Mas a Highway 1 apresenta um desafio único de gestão: não há uma maneira prática de controlar o fluxo de carros na região. “Parece haver um ciclo em que, de tempos em tempos, as pessoas sugerem transformar a Highway 1 em uma estrada com pedágio. Isso não vai se concretizar. Não é compatível com a legislação estadual”, comentou Daniels. O que poderia ser feito, segundo ela, é reativar o transporte público da região, que foi eliminado em 2020, ou estabelecer um serviço de transporte. Mas, em última análise, não há como limitar rigorosamente o número de visitantes que vão à costa.

“É como diz Henry Miller: ‘Todo mundo quer ser o último invasor.’ Todos nós queremos levantar a ponte assim que estivermos do outro lado dela”, afirmou Magnus Toren, diretor da Henry Miller Memorial Library, livraria e espaço para eventos escondida entre as sequoias, em referência a uma passagem do livro de Miller, “Big Sur e as Laranjas de Hieronymus Bosch”.
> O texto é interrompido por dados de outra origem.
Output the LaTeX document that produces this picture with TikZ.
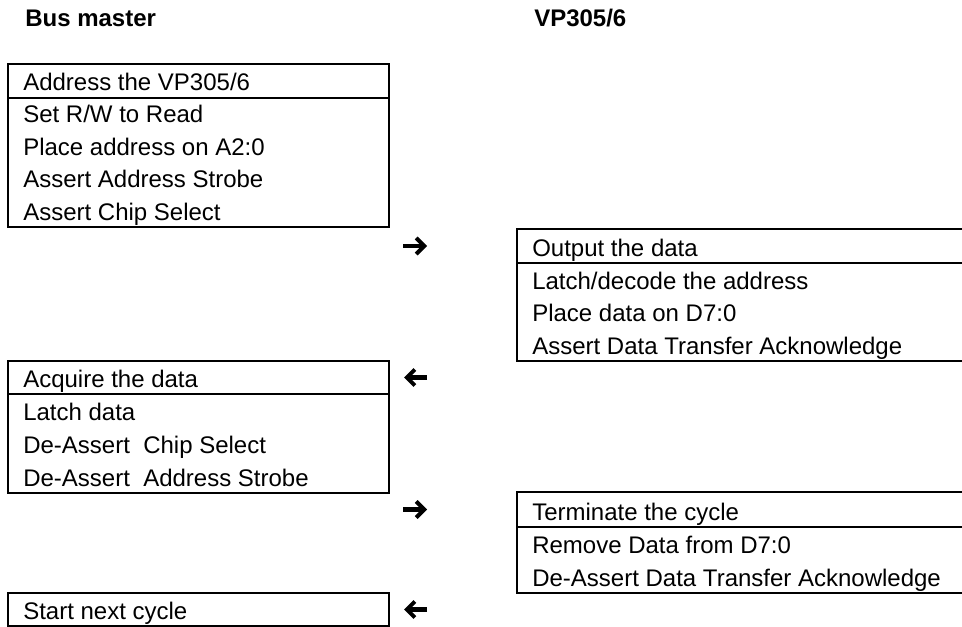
\documentclass[tikz,border=0pt]{standalone}
\usepackage{fontspec}
\setmainfont{Liberation Sans}
\usetikzlibrary{arrows.meta}

\begin{document}
\begin{tikzpicture}[x=0.75pt, y=-0.75pt,
	every node/.style={inner sep=0pt, anchor=base west, font=\fontsize{18}{22}\selectfont},
	head/.style={font=\fontsize{18}{22}\selectfont\bfseries},
	frame/.style={line width=2pt},
	handover/.style={line width=3.2pt, -{Straight Barb[length=6pt, width=12pt, line width=3pt]}}]

	\useasboundingbox (0,0) rectangle (962,627);

	\node[head] (master) at (25,27) {Bus master};
	\node[head] (slave) at (534,27) {VP305/6};

	% address phase
	\draw[frame] (8,64) rectangle (389,227);
	\draw[frame] (8,98) -- (389,98);
	\node (addr) at (23,91) {Address the VP305/6};
	\node (rw) at (23,123) {Set R/W to Read};
	\node (aline) at (23,155.5) {Place address on A2:0};
	\node (astb) at (23,188) {Assert Address Strobe};
	\node (csel) at (23,220) {Assert Chip Select};

	% data phase
	\draw[frame] (962,229) -| (517,361) -- (962,361);
	\draw[frame] (517,263) -- (962,263);
	\node (outp) at (532,256) {Output the data};
	\node (dec) at (532,289) {Latch/decode the address};
	\node (dline) at (532,321.5) {Place data on D7:0};
	\node (dtack) at (532,354) {Assert Data Transfer Acknowledge};

	\draw[frame] (8,361) rectangle (389,493);
	\draw[frame] (8,394) -- (389,394);
	\node (acq) at (23,387) {Acquire the data};
	\node (ldat) at (23,420) {Latch data};
	\node (dcs) at (23,453) {De-Assert~~Chip Select};
	\node (das) at (23,486) {De-Assert~~Address Strobe};

	% end of cycle
	\draw[frame] (962,492) -| (517,593) -- (962,593);
	\draw[frame] (517,527) -- (962,527);
	\node (term) at (532,520) {Terminate the cycle};
	\node (rem) at (532,553) {Remove Data from D7:0};
	\node (ddt) at (532,586) {De-Assert Data Transfer Acknowledge};

	\draw[frame] (8,593) rectangle (389,626);
	\node (next) at (23,619) {Start next cycle};

	\coordinate (go1) at (403,246);
	\coordinate (to1) at (427,246);
	\coordinate (go2) at (427,377.5);
	\coordinate (to2) at (404,377.5);
	\coordinate (go3) at (403,509.5);
	\coordinate (to3) at (427,509.5);
	\coordinate (go4) at (427,609.5);
	\coordinate (to4) at (404,609.5);

	\draw[handover] (go1) -- (to1);
	\draw[handover] (go2) -- (to2);
	\draw[handover] (go3) -- (to3);
	\draw[handover] (go4) -- (to4);

\end{tikzpicture}
\end{document}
As propostas de mudança recaem sobre o problema da fiscalização. Para a Highway 1, geralmente há apenas um oficial da Patrulha Rodoviária da Califórnia responsável, ao mesmo tempo, pelos 113 km de costa. A Caltrans está constantemente trabalhando para manter a rodovia e também lidar com os deslizamentos de terra. E, não importa o que venha a ocorrer no futuro – e é quase certo que a terra continuará se movimentando –, a prioridade será manter a estrada aberta.

“Meu desejo é que todos os envolvidos aqui se sintam orgulhosos de fazer parte deste lugar extraordinário. E que esse sentimento se manifeste na ideia de que esta região merece força, proteção e restauração”, disse Toren.